Databricks Community

abelian-grape · ‎03-12-2025

I need to automatically trigger a Databricks job whenever a new row is inserted to a Snowflake table. Additionally, I need the job to receive the exact details of the newly inserted row as parameters.

What are the best approaches to achieve this? I’m considering options like Snowflake Streams, AWS EventBridge, Lambda, or any other efficient method that integrates well with Databricks.

Has anyone implemented something similar?

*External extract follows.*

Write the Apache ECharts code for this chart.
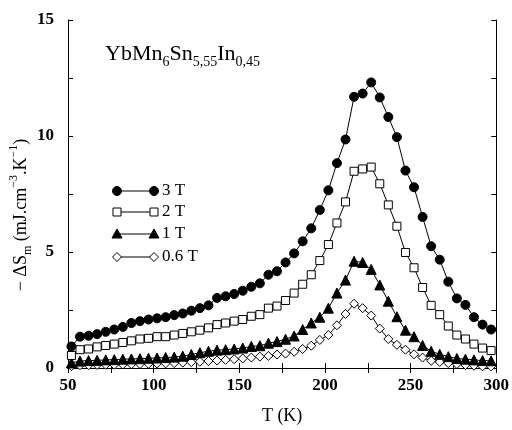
<!DOCTYPE html>
<html>
<head>
<meta charset="utf-8">
<script src="https://cdn.jsdelivr.net/npm/echarts@6/dist/echarts.min.js"></script>
<style>html,body{margin:0;padding:0;background:#fff;}#c{width:512px;height:430px;}</style>
</head>
<body>
<div id="c"></div>
<script>
const temps = [52,57,62,67,72,77,82,87,92,97,102,107,112,117,122,127,132,137,142,147,152,157,162,167,172,177,182,187,192,197,202,207,212,217,222,227,232,237,242,247,252,257,262,267,272,277,282,287,292,297];
const s3T = [0.93,1.35,1.39,1.46,1.56,1.66,1.77,1.94,2.02,2.09,2.14,2.19,2.28,2.35,2.47,2.58,2.70,3.02,3.09,3.19,3.33,3.50,3.65,4.02,4.17,4.55,4.94,5.46,6.02,6.81,7.66,8.83,9.85,11.69,11.83,12.31,11.66,10.82,9.95,8.51,7.79,6.51,5.25,4.67,3.72,3.00,2.72,2.19,1.87,1.66];
const s2T = [0.54,0.79,0.82,0.91,0.97,1.03,1.10,1.17,1.25,1.28,1.35,1.35,1.42,1.49,1.56,1.63,1.73,1.87,1.94,2.02,2.09,2.23,2.30,2.58,2.67,2.91,3.23,3.61,4.02,4.63,5.32,6.25,7.16,8.48,8.58,8.66,7.94,7.03,6.11,4.98,4.32,3.47,2.70,2.30,1.81,1.42,1.25,1.03,0.86,0.75];
const s1T = [0.22,0.30,0.32,0.33,0.35,0.36,0.38,0.39,0.40,0.42,0.43,0.45,0.47,0.51,0.58,0.66,0.72,0.77,0.79,0.82,0.86,0.93,0.96,1.07,1.14,1.24,1.38,1.66,1.94,2.19,2.58,3.23,3.79,4.60,4.55,4.25,3.58,2.88,2.21,1.63,1.35,0.97,0.72,0.59,0.49,0.41,0.38,0.35,0.32,0.31];
const s06T = [0.08,0.12,0.12,0.13,0.14,0.14,0.15,0.16,0.17,0.18,0.19,0.20,0.21,0.23,0.25,0.27,0.30,0.32,0.35,0.38,0.41,0.45,0.49,0.52,0.58,0.62,0.70,0.82,0.96,1.21,1.42,1.84,2.33,2.77,2.58,2.26,1.70,1.25,1.00,0.79,0.59,0.45,0.31,0.26,0.21,0.17,0.13,0.10,0.07,0.07];
const seriesNames = ['3 T','2 T','1 T','0.6 T'];
const xTicks = [50,100,150,200,250,300];
const yTicks = [0,5,10,15];

const FONT = 'Liberation Serif';
const chart = echarts.init(document.getElementById('c'), null, {renderer:'canvas'});

function pts(vals){ return temps.map((t,i)=>[t, vals[i]]); }

const axisCommon = {
  axisLine:{show:true, lineStyle:{color:'#000', width:1}},
  axisTick:{show:true, inside:true, length:5, lineStyle:{color:'#000', width:1}},
  minorTick:{show:true, splitNumber:2, length:5, lineStyle:{color:'#000', width:1}},
  splitLine:{show:false}
};
const labelStyle = {fontFamily:FONT, fontWeight:'bold', fontSize:17, color:'#000'};

const symbols = [
  {symbol:'circle', size:9, fill:'#000'},
  {symbol:'rect', size:8, fill:'#fff'},
  {symbol:'triangle', size:10, fill:'#000'},
  {symbol:'diamond', size:9, fill:'#fff'}
];
const datas = [s3T, s2T, s1T, s06T];

const series = datas.map((d,i)=>({
  name: seriesNames[i], type:'line', data: pts(d),
  symbol: symbols[i].symbol, symbolSize: symbols[i].size,
  showAllSymbol:true,
  lineStyle:{color:'#000', width:1},
  itemStyle:{color:symbols[i].fill, borderColor:'#000', borderWidth:1},
  z: 10 - i
}));

// legend drawn as graphics
const legendY = [191, 212, 234, 257];
const legendX1 = 117, legendX2 = 154, legendTextX = 162;
const graphics = [];
function marker(i, cx, cy){
  const s = {fill: symbols[i].fill, stroke:'#000', lineWidth:1};
  if(i===0) return {type:'circle', shape:{cx:cx, cy:cy, r:4.5}, style:s};
  if(i===1) return {type:'rect', shape:{x:cx-4, y:cy-4, width:8, height:8}, style:s};
  if(i===2) return {type:'polygon', shape:{points:[[cx,cy-5],[cx+5,cy+4],[cx-5,cy+4]]}, style:s};
  return {type:'polygon', shape:{points:[[cx,cy-4.5],[cx+4.5,cy],[cx,cy+4.5],[cx-4.5,cy]]}, style:s};
}
seriesNames.forEach((n,i)=>{
  const y = legendY[i];
  graphics.push({type:'line', shape:{x1:legendX1, y1:y, x2:legendX2, y2:y}, style:{stroke:'#000', lineWidth:1}});
  graphics.push(marker(i, legendX1, y));
  graphics.push(marker(i, legendX2, y));
  graphics.push({type:'text', style:{text:n, x:legendTextX, y:y, fontFamily:FONT, fontSize:17, fill:'#000', verticalAlign:'middle', align:'left'}});
});
// y-axis title
graphics.push({
  type:'text', x:21, y:215, rotation:Math.PI/2,
  style:{
    text:'− ΔS{sub|m} (mJ.cm{sup|−3}.K{sup|−1})',
    fontFamily:FONT, fontSize:18, fill:'#000', align:'center', verticalAlign:'middle', lineHeight:26,
    rich:{
      sub:{fontFamily:FONT, fontSize:12, lineHeight:14, verticalAlign:'bottom', fill:'#000'},
      sup:{fontFamily:FONT, fontSize:12, lineHeight:14, verticalAlign:'top', fill:'#000'}
    }
  }
});

const option = {
  animation:false,
  backgroundColor:'#fff',
  title:{
    left:100, top:34,
    text:'YbMn{s|6}Sn{s|5,55}In{s|0,45}',
    textStyle:{
      fontFamily:FONT, fontSize:22, fontWeight:'normal', color:'#000', lineHeight:30,
      rich:{ s:{fontFamily:FONT, fontSize:14, lineHeight:14, verticalAlign:'bottom', color:'#000'} }
    }
  },
  grid:{left:68, right:14, top:20, bottom:51, containLabel:false},
  xAxis:[
    Object.assign({type:'value', min:50, max:300, interval:50, position:'bottom',
      name:'T (K)', nameLocation:'middle', nameGap:39,
      nameTextStyle:{fontFamily:FONT, fontSize:18, color:'#000'},
      axisLabel:{show:true, margin:9, ...labelStyle,
        formatter:v=> xTicks.indexOf(v)>=0 ? String(v) : ''}}, axisCommon),
    Object.assign({type:'value', min:50, max:300, interval:50, position:'top', axisLabel:{show:false}}, axisCommon)
  ],
  yAxis:[
    Object.assign({type:'value', min:0, max:15, interval:5, position:'left',
      axisLabel:{show:true, margin:14, ...labelStyle,
        formatter:v=> yTicks.indexOf(v)>=0 ? String(v) : ''}}, axisCommon),
    Object.assign({type:'value', min:0, max:15, interval:5, position:'right', axisLabel:{show:false}}, axisCommon)
  ],
  series: series,
  graphic: graphics
};
chart.setOption(option);
</script>
</body>
</html>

Any guidance or best practices would be greatly appreciated!

ashraf1395 · ‎03-12-2025

I think lamba function/ event bridge would be a good way - You can query your snowflake table there and create logic for any new row insert mabe CDC etc and then you send a job trigger using databricks API / databricks SDK
where you can pass your newly inserted rows as job parameters.
https://docs.databricks.com/api/workspace/jobs/runnow

I don't know the exact purpose of the job but if you want to be in databricks environment completely you can also try lakehouse federation for snowflake.
- this way you can bring your table as foreign catalog in databricks and
- then maybe create a materialized view on top of it with cdf enabled ,
- and set file trigger for the location where the mv table writes and then create your job whenever anything will be written in the mv table your job will trigger.
i don't know how exactly will it work but if you want to be in databricks ecosystem lakehouse federation with snowflake can be given a try or else first option is better.
https://docs.databricks.com/aws/en/query-federation/snowflake

abelian-grape · ‎03-14-2025

Is there any reason no to simply use databricks workflow with a continous trigger to consume from a snowflake stream?

abelian-grape · ‎03-14-2025

You cannot read a change data feed from a materialized view.

According to https://docs.databricks.com/aws/en/views/materialized

ashraf1395 · ‎03-14-2025

Hi @abelian-grape , My bad - it will be either a streaming or managed table

abelian-grape · ‎03-17-2025

what do you mean by "set file trigger for the location where the mv table writes and then create your job whenever anything will be written in the mv table your job will trigger." ?

Isn't the file trigger for external location such as s3? It will work for snowflake foreign catalog?